>> BEGIN

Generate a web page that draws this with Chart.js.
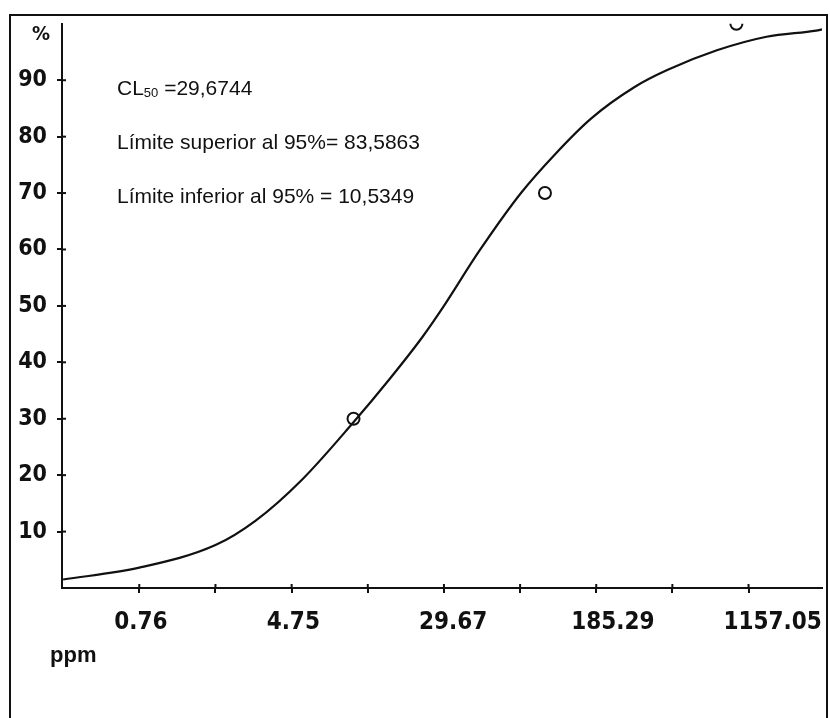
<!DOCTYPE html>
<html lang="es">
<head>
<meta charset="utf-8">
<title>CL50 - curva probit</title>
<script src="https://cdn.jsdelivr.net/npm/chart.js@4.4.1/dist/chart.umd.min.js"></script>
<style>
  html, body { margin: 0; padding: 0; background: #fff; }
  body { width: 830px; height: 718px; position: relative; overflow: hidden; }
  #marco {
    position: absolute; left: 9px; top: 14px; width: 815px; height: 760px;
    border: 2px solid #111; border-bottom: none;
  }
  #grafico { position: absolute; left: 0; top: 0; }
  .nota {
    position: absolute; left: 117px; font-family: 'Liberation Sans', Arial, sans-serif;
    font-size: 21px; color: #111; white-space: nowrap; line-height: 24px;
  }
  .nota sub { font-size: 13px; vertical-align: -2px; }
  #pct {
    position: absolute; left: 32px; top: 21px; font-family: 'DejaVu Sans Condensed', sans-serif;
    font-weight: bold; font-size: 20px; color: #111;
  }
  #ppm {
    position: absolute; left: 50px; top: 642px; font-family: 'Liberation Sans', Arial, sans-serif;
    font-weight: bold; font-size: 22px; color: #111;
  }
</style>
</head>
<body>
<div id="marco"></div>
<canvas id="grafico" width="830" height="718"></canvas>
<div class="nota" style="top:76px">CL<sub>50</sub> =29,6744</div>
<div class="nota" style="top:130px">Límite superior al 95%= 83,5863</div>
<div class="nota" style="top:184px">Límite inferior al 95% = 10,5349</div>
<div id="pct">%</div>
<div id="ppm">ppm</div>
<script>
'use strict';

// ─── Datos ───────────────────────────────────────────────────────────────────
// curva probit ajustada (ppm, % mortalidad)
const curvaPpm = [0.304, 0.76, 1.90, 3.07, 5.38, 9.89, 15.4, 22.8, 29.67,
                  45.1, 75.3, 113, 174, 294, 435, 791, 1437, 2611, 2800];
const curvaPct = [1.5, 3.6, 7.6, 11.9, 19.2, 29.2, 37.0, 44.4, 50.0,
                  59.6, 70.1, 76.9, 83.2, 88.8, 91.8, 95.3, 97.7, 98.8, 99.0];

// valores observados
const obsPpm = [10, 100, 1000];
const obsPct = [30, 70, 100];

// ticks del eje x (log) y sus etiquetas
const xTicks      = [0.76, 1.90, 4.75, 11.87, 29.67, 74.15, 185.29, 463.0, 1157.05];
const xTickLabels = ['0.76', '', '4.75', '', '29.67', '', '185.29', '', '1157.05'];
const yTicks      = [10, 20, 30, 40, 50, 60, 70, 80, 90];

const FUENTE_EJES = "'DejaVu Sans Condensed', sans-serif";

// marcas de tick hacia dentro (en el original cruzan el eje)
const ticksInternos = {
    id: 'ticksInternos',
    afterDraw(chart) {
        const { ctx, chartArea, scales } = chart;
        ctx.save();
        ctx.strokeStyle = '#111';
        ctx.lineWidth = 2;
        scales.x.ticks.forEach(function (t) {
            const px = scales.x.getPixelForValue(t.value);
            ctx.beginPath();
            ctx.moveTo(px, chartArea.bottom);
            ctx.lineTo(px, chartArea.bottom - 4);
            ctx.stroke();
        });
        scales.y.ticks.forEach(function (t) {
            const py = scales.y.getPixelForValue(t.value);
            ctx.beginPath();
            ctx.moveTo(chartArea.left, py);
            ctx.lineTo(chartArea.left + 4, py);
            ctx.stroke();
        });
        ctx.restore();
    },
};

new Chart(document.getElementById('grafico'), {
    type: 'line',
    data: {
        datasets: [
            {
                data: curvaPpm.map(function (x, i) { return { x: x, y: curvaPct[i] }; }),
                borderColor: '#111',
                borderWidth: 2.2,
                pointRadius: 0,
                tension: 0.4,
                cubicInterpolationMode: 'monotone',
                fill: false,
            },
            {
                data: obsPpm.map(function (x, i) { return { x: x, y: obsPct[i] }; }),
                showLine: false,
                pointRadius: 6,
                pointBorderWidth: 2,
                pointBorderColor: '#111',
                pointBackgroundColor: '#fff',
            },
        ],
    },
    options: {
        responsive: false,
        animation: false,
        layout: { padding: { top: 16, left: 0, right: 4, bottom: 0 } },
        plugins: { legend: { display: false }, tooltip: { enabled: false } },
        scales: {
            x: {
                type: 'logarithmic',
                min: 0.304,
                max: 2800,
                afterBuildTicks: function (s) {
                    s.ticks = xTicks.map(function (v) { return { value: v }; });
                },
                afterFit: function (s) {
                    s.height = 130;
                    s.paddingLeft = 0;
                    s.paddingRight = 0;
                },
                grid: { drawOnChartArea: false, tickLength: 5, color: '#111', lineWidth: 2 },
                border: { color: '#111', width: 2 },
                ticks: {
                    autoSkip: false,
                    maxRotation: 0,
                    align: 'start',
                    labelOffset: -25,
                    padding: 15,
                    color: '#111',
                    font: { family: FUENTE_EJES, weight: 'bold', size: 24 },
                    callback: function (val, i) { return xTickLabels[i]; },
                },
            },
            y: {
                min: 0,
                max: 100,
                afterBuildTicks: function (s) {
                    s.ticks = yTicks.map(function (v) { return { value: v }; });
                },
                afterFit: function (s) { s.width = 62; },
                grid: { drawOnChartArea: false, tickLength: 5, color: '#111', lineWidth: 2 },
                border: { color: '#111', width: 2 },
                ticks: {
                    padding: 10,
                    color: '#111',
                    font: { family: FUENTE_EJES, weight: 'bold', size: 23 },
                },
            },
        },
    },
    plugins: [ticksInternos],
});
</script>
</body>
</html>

>> END
>> BEGIN

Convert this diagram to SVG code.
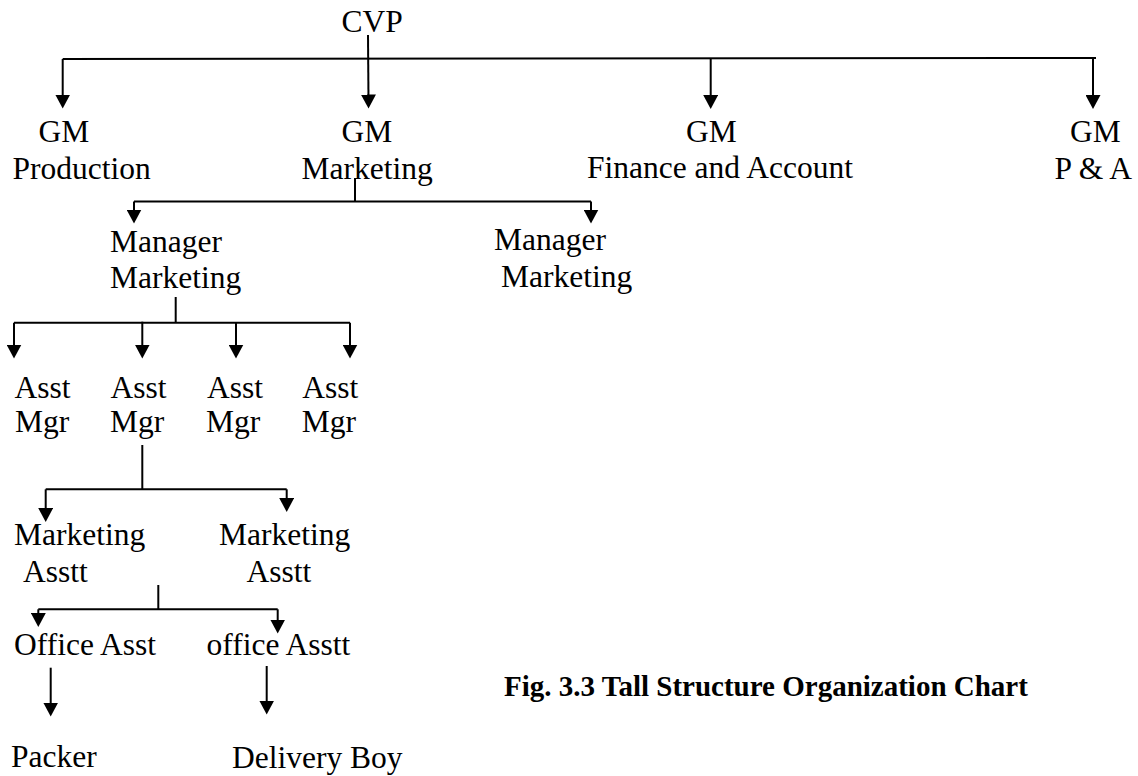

>> END
>> BEGIN

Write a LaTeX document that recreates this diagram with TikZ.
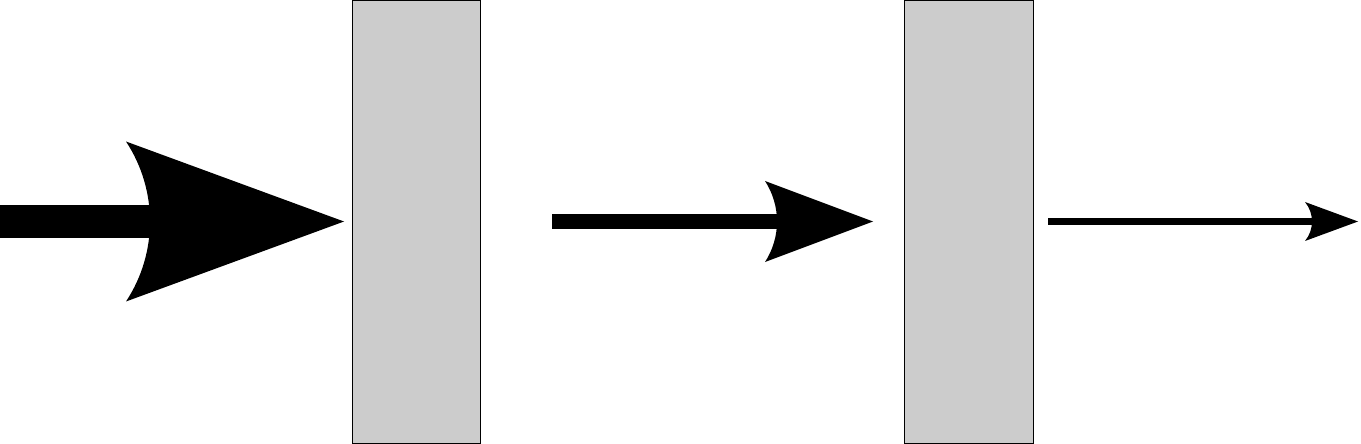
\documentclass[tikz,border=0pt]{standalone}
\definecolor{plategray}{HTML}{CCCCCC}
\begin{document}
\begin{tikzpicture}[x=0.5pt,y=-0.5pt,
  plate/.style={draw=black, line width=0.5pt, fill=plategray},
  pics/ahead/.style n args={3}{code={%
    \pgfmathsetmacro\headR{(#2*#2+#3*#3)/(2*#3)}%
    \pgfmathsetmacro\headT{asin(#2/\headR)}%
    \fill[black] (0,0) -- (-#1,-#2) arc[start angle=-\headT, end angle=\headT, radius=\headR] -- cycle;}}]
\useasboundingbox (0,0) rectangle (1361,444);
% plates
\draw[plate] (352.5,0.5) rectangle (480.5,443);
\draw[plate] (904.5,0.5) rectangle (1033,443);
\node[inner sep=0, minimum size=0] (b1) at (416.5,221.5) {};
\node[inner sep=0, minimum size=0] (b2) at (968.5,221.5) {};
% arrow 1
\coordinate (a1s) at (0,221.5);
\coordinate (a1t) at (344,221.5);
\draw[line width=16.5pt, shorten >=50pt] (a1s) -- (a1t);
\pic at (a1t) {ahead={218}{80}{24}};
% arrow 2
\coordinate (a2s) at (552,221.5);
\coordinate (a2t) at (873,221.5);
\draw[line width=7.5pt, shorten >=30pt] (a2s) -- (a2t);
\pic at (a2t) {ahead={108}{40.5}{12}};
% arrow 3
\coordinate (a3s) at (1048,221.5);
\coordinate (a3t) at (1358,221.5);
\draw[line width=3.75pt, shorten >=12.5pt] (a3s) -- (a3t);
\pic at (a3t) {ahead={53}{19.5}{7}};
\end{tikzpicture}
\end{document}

>> END

*THE PROBLEM*. Show every line of the records above that contains the word "code".

*ANSWER TO THIS TASK*.
Convert this diagram to SVG code.
  pics/ahead/.style n args={3}{code={%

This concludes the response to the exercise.